In the following section, the mechanical behaviors of MHBSs and CHBSs are first introduced, providing background information on their key characteristics and an overview of previous studies on Mohr–Coulomb constitutive models for GHBSs. The main components of the modified model are presented afterward, followed by the model’s validation. Then, a global sensitivity analysis was conducted to evaluate the influence of the parameters on the mechanical behavior. Finally, the key conclusions of this study are summarized.

2. Previous Mechanical Study on GHBSs

2.1. Laboratory Experiments

Figure 1 and Figure 2 illustrate the drained triaxial compression tests conducted on methane-hydrate-bearing sediments (MHBSs) and carbon-dioxide-hydrate-bearing sediments (CHBSs). It is evident that most laboratory experiments utilize artificially synthesized specimens. Although Toyoura sand is an idealized system and does not include clay minerals, it is widely used as the host sediment in laboratory studies of GHBSs due to its grain size distribution, composition, and similarity to natural sandy sediments [14,15,17,18,19,20,21,22]. Compared with in situ soil samples, synthetic specimens are easier to prepare and store. For synthetic gas-hydrate-bearing soil samples, the partially water-saturated (PWS) method is a common sample preparation method that is adopted to form cementation between the surface of soil particles and hydrate particles [13,14,15,16,17,18,19,20,21,22,23]. This method starts with wetting host sand with a determined initial moisture content by a wet compaction approach. Sample freezing follows. Then, the gas is injected under certain temperature and pressure conditions for around 24 h to form the GHBS specimen. The preparation processes of MHBSs and CHBSs with the PWS method are shown in Figure 3. After obtaining the hydrate-bearing sand sample, the back pressure and temperature are adjusted to the desired testing condition. Isotropic consolidation is carried out until the required effective stress is reached, after which triaxial compression tests are conducted. Most of the studies show that the critical strengths of the samples increase with increasing hydrate saturation and effective confining pressure. Meanwhile, the volume deformation demonstrates a higher trend of dilation as the saturation increases, while a high effective confining pressure inhibits this phenomenon [40]. In laboratory comparisons, MHBSs generally showed larger stiffnesses, shear strengths, and volumetric dilatancies compared with CHBSs under similar hydrate saturation and effective confining pressure conditions.
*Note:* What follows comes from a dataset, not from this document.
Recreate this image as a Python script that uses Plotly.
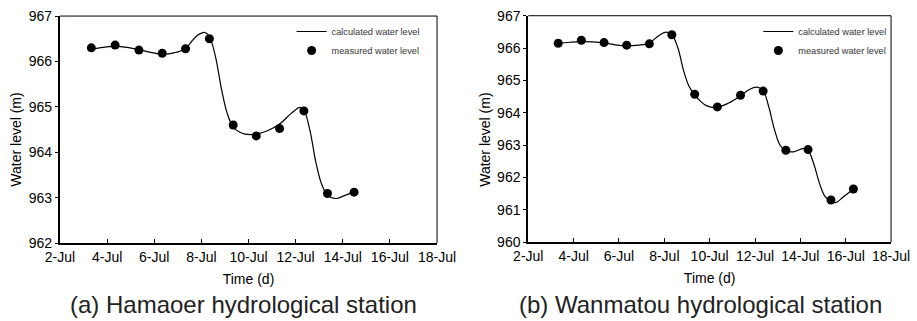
import plotly.graph_objects as go

# ---------------- data ----------------
# Hamaoer station (day of July)
ham_meas_day = [3.33, 4.34, 5.35, 6.34, 7.33, 8.34, 9.35, 10.33, 11.32, 12.35, 13.35, 14.48]
ham_meas_lvl = [966.30, 966.36, 966.25, 966.18, 966.28, 966.50, 964.60, 964.36, 964.52, 964.91, 963.09, 963.12]
ham_calc_day = [3.33, 3.83, 4.34, 4.84, 5.35, 5.85, 6.34, 6.84, 7.33, 7.6, 7.85, 8.13, 8.34, 8.6, 8.85,
                9.1, 9.35, 9.6, 9.85, 10.33, 10.83, 11.32, 11.8, 12.18, 12.35, 12.6, 12.85, 13.1,
                13.35, 13.7, 14.1, 14.48]
ham_calc_lvl = [966.27, 966.31, 966.33, 966.31, 966.26, 966.20, 966.16, 966.19, 966.28, 966.45, 966.58,
                966.64, 966.55, 966.10, 965.40, 964.85, 964.55, 964.45, 964.40, 964.40, 964.48, 964.62,
                964.85, 964.99, 964.93, 964.50, 963.80, 963.30, 963.06, 962.98, 963.05, 963.12]

# Wanmatou station (day of July)
wan_meas_day = [3.32, 4.34, 5.34, 6.34, 7.34, 8.33, 9.34, 10.34, 11.36, 12.36, 13.36, 14.34, 15.35, 16.34]
wan_meas_lvl = [966.15, 966.24, 966.17, 966.09, 966.13, 966.41, 964.57, 964.18, 964.54, 964.67,
                962.84, 962.86, 961.30, 961.64]
wan_calc_day = [3.32, 3.83, 4.34, 4.84, 5.34, 5.84, 6.34, 6.84, 7.34, 7.6, 7.85, 8.08, 8.33, 8.6, 8.85,
                9.1, 9.34, 9.6, 9.85, 10.3, 10.84, 11.36, 11.75, 12.1, 12.36, 12.6, 12.85, 13.1,
                13.36, 13.7, 14.14, 14.34, 14.6, 14.85, 15.1, 15.35, 15.55, 15.9, 16.34]
wan_calc_lvl = [966.15, 966.18, 966.20, 966.19, 966.16, 966.10, 966.07, 966.09, 966.15, 966.30, 966.43,
                966.49, 966.42, 966.00, 965.30, 964.80, 964.55, 964.35, 964.22, 964.16, 964.30, 964.52,
                964.72, 964.79, 964.68, 964.20, 963.50, 963.00, 962.82, 962.79, 962.90, 962.84, 962.40,
                961.80, 961.40, 961.28, 961.22, 961.40, 961.64]

tick_days = [2, 4, 6, 8, 10, 12, 14, 16, 18]
tick_labels = ["2-Jul", "4-Jul", "6-Jul", "8-Jul", "10-Jul", "12-Jul", "14-Jul", "16-Jul", "18-Jul"]

calc_name = "calculated water level"
meas_name = "measured water level"
y_title = "Water level (m)"
x_title = "Time (d)"
subtitles = ["(a) Hamaoer hydrological station", "(b) Wanmatou hydrological station"]

# ---------------- figure ----------------
FONT = "Arial, Liberation Sans, sans-serif"
fig = go.Figure()

panels = [
    (ham_calc_day, ham_calc_lvl, ham_meas_day, ham_meas_lvl, "x", "y", "legend"),
    (wan_calc_day, wan_calc_lvl, wan_meas_day, wan_meas_lvl, "x2", "y2", "legend2"),
]
for cd, cl, md, ml, xa, ya, lg in panels:
    fig.add_trace(go.Scatter(x=cd, y=cl, mode="lines", name=calc_name, xaxis=xa, yaxis=ya,
                             line=dict(color="black", width=1.2, shape="spline", smoothing=1.0),
                             legend=lg, hoverinfo="skip"))
    fig.add_trace(go.Scatter(x=md, y=ml, mode="markers", name=meas_name, xaxis=xa, yaxis=ya,
                             marker=dict(color="black", size=9), legend=lg))

xcommon = dict(range=[2, 18], tickvals=tick_days, ticktext=tick_labels, showline=True,
               linecolor="black", linewidth=2, ticks="inside", ticklen=4, tickwidth=1,
               tickcolor="black", showgrid=False, zeroline=False, automargin=False,
               tickfont=dict(family=FONT, size=14, color="black"),
               title=dict(text=x_title, font=dict(family=FONT, size=14, color="black"), standoff=10))
ycommon = dict(dtick=1, showline=True, linecolor="black", linewidth=2, ticks="outside",
               ticklen=3, tickwidth=1, tickcolor="black", showgrid=False, zeroline=False,
               automargin=False, tickfont=dict(family=FONT, size=14, color="black"))

fig.update_layout(
    width=917, height=321,
    margin=dict(l=0, r=0, t=0, b=0, pad=0, autoexpand=False),
    paper_bgcolor="white", plot_bgcolor="white",
    xaxis=dict(domain=[0.0654, 0.4766], anchor="y", **xcommon),
    yaxis=dict(domain=[0.243, 0.950], anchor="x", range=[962, 967], **ycommon),
    xaxis2=dict(domain=[0.5761, 0.9717], anchor="y2", **xcommon),
    yaxis2=dict(domain=[0.246, 0.951], anchor="x2", range=[960, 967], **ycommon),
    legend=dict(x=0.318, y=0.947, xanchor="left", yanchor="top", bgcolor="rgba(0,0,0,0)",
                font=dict(family=FONT, size=9.2, color="#333"), itemwidth=30, tracegroupgap=0),
    legend2=dict(x=0.827, y=0.947, xanchor="left", yanchor="top", bgcolor="rgba(0,0,0,0)",
                 font=dict(family=FONT, size=9.2, color="#333"), itemwidth=30, tracegroupgap=0),
    showlegend=True,
)

# thin top / right frame lines
for xr, yr in [("x domain", "y domain"), ("x2 domain", "y2 domain")]:
    fig.add_shape(type="line", xref=xr, yref=yr, x0=0, x1=1, y0=1, y1=1,
                  line=dict(color="black", width=1))
    fig.add_shape(type="line", xref=xr, yref=yr, x0=1, x1=1, y0=0, y1=1,
                  line=dict(color="black", width=1))

# y-axis titles
for xc in [0.0175, 0.528]:
    fig.add_annotation(text=y_title, xref="paper", yref="paper", x=xc, y=0.565, textangle=-90,
                       showarrow=False, xanchor="center", yanchor="middle",
                       font=dict(family=FONT, size=14, color="black"))

# panel subtitles
for xc, txt in [(0.266, subtitles[0]), (0.764, subtitles[1])]:
    fig.add_annotation(text=txt, xref="paper", yref="paper", x=xc, y=0.05, showarrow=False,
                       xanchor="center", yanchor="middle",
                       font=dict(family=FONT, size=24, color="#222"))

fig.write_html("out.html", config={"displayModeBar": False},
               post_script="document.body.style.margin='0px';document.body.style.overflow='hidden';")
This study adopted the tests by both Hyodo et al. (2013, 2014) [14,15] and Miyazaki et al. (2010, 2016) [18,20] for numerical modeling in Section 3, both of which conducted triaxial compression tests on CHBS samples and MHBS samples of Toyoura sand under similar hydrate saturation and confining pressure conditions.

2.2. Mohr–Coulomb Model on Gas-Hydrate-Bearing Sediments

Based on laboratory testing, constitutive model studies were conducted to investigate the geomechanical behavior of GHBSs. Because of its applicability and simplicity, the Mohr–Coulomb (M-C) model has been long applied for simulating the geomechanical behavior of soil in the engineering field. The stiffness, strength, and dilatancy parameters in the M-C model have well-defined physical meanings and can be extended to incorporate additional hydrate effects.

Table 1. List of representative Mohr–Coulomb (M-C) model applications for GHBSs.

Basic Model Type	Reference	Application Type	Feature/Description	Source of Test Data	Achievement
Mohr–Coulomb model	Klar, Soga, and Ng [30]	Artificial methane hydrate-bearing sediments	c, E, and $\psi$ considered the influence of $S_h$. $\upsilon$ and $\varphi$ were assumed to be independent of $S_h$.	Ebinuma et al. [41]	The modified M-C model could describe the stress–strain behavior and the volumetric dilation with few parameters.
	Pinkert and Grozic [31]	Artificial methane hydrate-bearing sediments	c, E, and $\psi$ considered the influence of $S_h$ and ${\sigma }_3^{\prime }$. $\varphi$ was considered as a function of the plastic shear strain.	Miyazaki, Masui, Sakamoto, Aoki, Tenma, and Yamaguchi [19]

summarizes the application of the M-C model for GHBS simulations. Klar et al. (2010) [30] modified the dilatancy angle, cohesion, and elastic modulus in the M-C framework as a function of the hydrate saturation. To predict the strain-softening behavior and volumetric change of the MHBSs, both the hydrate saturation and effective confining pressure were introduced to the new expressions for the M-C yield criterion by Pinkert et al. (2014) [31]. However, these studies predominantly focused on MHBSs, and there is a noticeable gap in the investigation of the geomechanical response of CHBSs within the same constitutive model framework. This oversight is significant, as CHBSs exhibit unique characteristics, such as different hydrate morphologies and bonding mechanisms, which influence their stress–strain and volumetric responses. Given the increasing development of gas hydrate projects, there is a pressing need for models that can reasonably simulate the behaviors of various GHBS types.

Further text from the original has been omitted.